In order not to spoil the blow-through steam, a thermocompressor uses motive steam (at a pressure ca. the double of that in the yankee) in order to increase again the pressure of the blow through steam to the value of the yankee.

Yankee safety is an important issue and TAPPI has a committee (Yankee Dryer Safety Committee) dedicated to it.
The sharper problems are present with cast iron yankee, being this material much more brittle than steel, making the yankee very sensitive to temperature differences. For example, a yankee which is receiving steam while it is not rotating may be damaged by the temperature difference of the bulk to the bottom of the cylinder where the condensate is present. Particular attention shall be taken in case of fire, as direct jets of cold water on the surface of the hot yankee may damage it. Some cases of exploded yankees due to these and other reasons are unfortunately present in the history of tissue production.

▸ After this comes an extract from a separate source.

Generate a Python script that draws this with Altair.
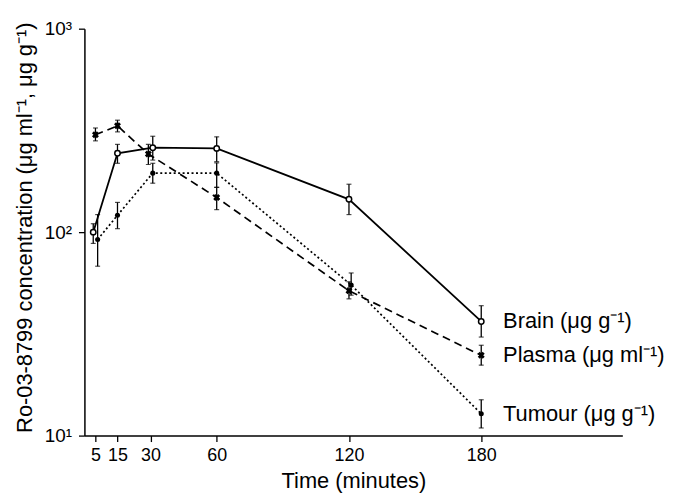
import altair as alt
import pandas as pd

FONT = "Liberation Sans"

# ---- data ----
brain_t = [4, 15, 31, 60, 120, 180]
brain_v = [100, 244, 260, 258, 145, 36.4]
brain_lo = [88, 218, 226, 222, 122, 30.5]
brain_hi = [110, 270, 296, 294, 172, 43.5]

plasma_t = [5, 15, 29, 60, 120, 180]
plasma_v = [301, 333, 242, 148, 51.5, 24.8]
plasma_lo = [281, 311, 215, 129, 47, 22.2]
plasma_hi = [325, 355, 270, 166, 57, 27.8]

tumour_t = [6, 15, 31, 60, 121, 180]
tumour_v = [92, 121, 195, 195, 55, 12.8]
tumour_lo = [68, 104, 174, 166, 49, 10.9]
tumour_hi = [122, 140, 218, 219, 63, 15.0]

series_names = ["Brain", "Plasma", "Tumour"]
series_labels = ["Brain (μg g⁻¹)", "Plasma (μg ml⁻¹)", "Tumour (μg g⁻¹)"]

x_ticks = [5, 15, 30, 60, 120, 180]
y_ticks = [10, 100, 1000]

# ---- tables ----
rows = []
for name, ts, vs, los, his in [
    ("Brain", brain_t, brain_v, brain_lo, brain_hi),
    ("Plasma", plasma_t, plasma_v, plasma_lo, plasma_hi),
    ("Tumour", tumour_t, tumour_v, tumour_lo, tumour_hi),
]:
    for t, v, lo, hi in zip(ts, vs, los, his):
        rows.append({"series": name, "t": t, "v": v, "lo": lo, "hi": hi})
df = pd.DataFrame(rows)

lab = pd.DataFrame({
    "series": series_names,
    "label": series_labels,
    "t": [brain_t[-1], plasma_t[-1], tumour_t[-1]],
    "v": [brain_v[-1], plasma_v[-1], tumour_v[-1]],
})

xscale = alt.Scale(domain=[0, 244], nice=False, zero=False)
yscale = alt.Scale(type="log", domain=[10, 1000], nice=False)

xaxis = alt.Axis(
    values=x_ticks, title="Time (minutes)", tickSize=6, labelPadding=5,
    labelFontSize=18, titleFontSize=22, titleFontWeight="normal",
    titleX=271, titleY=52, titleBaseline="alphabetic", labelFlush=False,
)
yaxis = alt.Axis(
    values=y_ticks,
    labelExpr="datum.value == 10 ? '10¹' : datum.value == 100 ? '10²' : '10³'",
    title="Ro-03-8799 concentration (μg ml⁻¹, μg g⁻¹)",
    tickSize=6, labelPadding=7, labelFontSize=19, titleFontSize=22,
    titleFontWeight="normal", titleX=-60, titleY=200, titleAngle=-90,
    titleAlign="center", titleBaseline="middle",
)

base = alt.Chart(df)
X = alt.X("t:Q", scale=xscale, axis=xaxis)
Y = alt.Y("v:Q", scale=yscale, axis=yaxis)

line_brain = base.transform_filter("datum.series == 'Brain'").mark_line(
    color="black", strokeWidth=1.8).encode(x=X, y=Y)
line_plasma = base.transform_filter("datum.series == 'Plasma'").mark_line(
    color="black", strokeWidth=1.7, strokeDash=[8, 5]).encode(x=X, y=Y)
line_tumour = base.transform_filter("datum.series == 'Tumour'").mark_line(
    color="black", strokeWidth=1.7, strokeDash=[2, 2.5]).encode(x=X, y=Y)

err = base.mark_rule(color="black", strokeWidth=1.3).encode(
    x=X, y=alt.Y("lo:Q", scale=yscale), y2="hi:Q")
cap_lo = base.mark_tick(orient="horizontal", size=5, thickness=1.2, color="black").encode(
    x=X, y=alt.Y("lo:Q", scale=yscale))
cap_hi = base.mark_tick(orient="horizontal", size=5, thickness=1.2, color="black").encode(
    x=X, y=alt.Y("hi:Q", scale=yscale))

pt_brain = base.transform_filter("datum.series == 'Brain'").mark_point(
    shape="circle", filled=True, fill="white", stroke="black", strokeWidth=1.5,
    size=30, opacity=1).encode(x=X, y=Y)
pt_plasma = base.transform_filter("datum.series == 'Plasma'").mark_point(
    shape="cross", angle=45, filled=True, color="black", size=50, opacity=1).encode(x=X, y=Y)
pt_tumour = base.transform_filter("datum.series == 'Tumour'").mark_circle(
    color="black", size=26, opacity=1).encode(x=X, y=Y)

labels = alt.Chart(lab).mark_text(
    align="left", baseline="middle", dx=22, fontSize=22, font=FONT, color="black"
).encode(x=X, y=Y, text="label:N")

chart = alt.layer(
    line_brain, line_plasma, line_tumour, err, cap_lo, cap_hi,
    pt_brain, pt_plasma, pt_tumour, labels,
).properties(
    width=542, height=410,
    padding={"left": 77, "top": 19, "right": 44, "bottom": 56},
    autosize=alt.AutoSizeParams(type="none"),
    background="white",
).configure_view(stroke=None).configure_axis(
    grid=False, domainColor="black", tickColor="black", labelColor="black",
    titleColor="black", labelFont=FONT, titleFont=FONT, domainWidth=1.5,
    tickWidth=1.3,
)

chart.save("out.html", embed_options={"renderer": "svg", "actions": False})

The usage of a chemical coating on the surface of the yankee is nowadays the rule. This is constituted by a mixture of usually 2 or more constituents:

- A base polymer (adhesive) based on polyamides or epichlorhydrine resins which coats the surface of the yankee with a polymer layer in which the creping blade works, instead of scratching the iron surface. The base coating usually also has adhesive properties and keeps the paper attached to the yankee surface until creping.
- A release agent based on mineral or vegetable oil or waxes which lubricates and improved the detaching of the paper from the surface
- Various modifiers, which may make the coating more soft or hard or improve the protective effect on the yankee

The coating is sprayed together with water in the space between the creping blade and the press through a spray bar with nozzles. Only the narrow space between this spray bar and the press is the one in which the water coming with the coating shall be evaporated and the polymer has to cure. For this reason, pre-cured polymers are increasingly used for the base coating.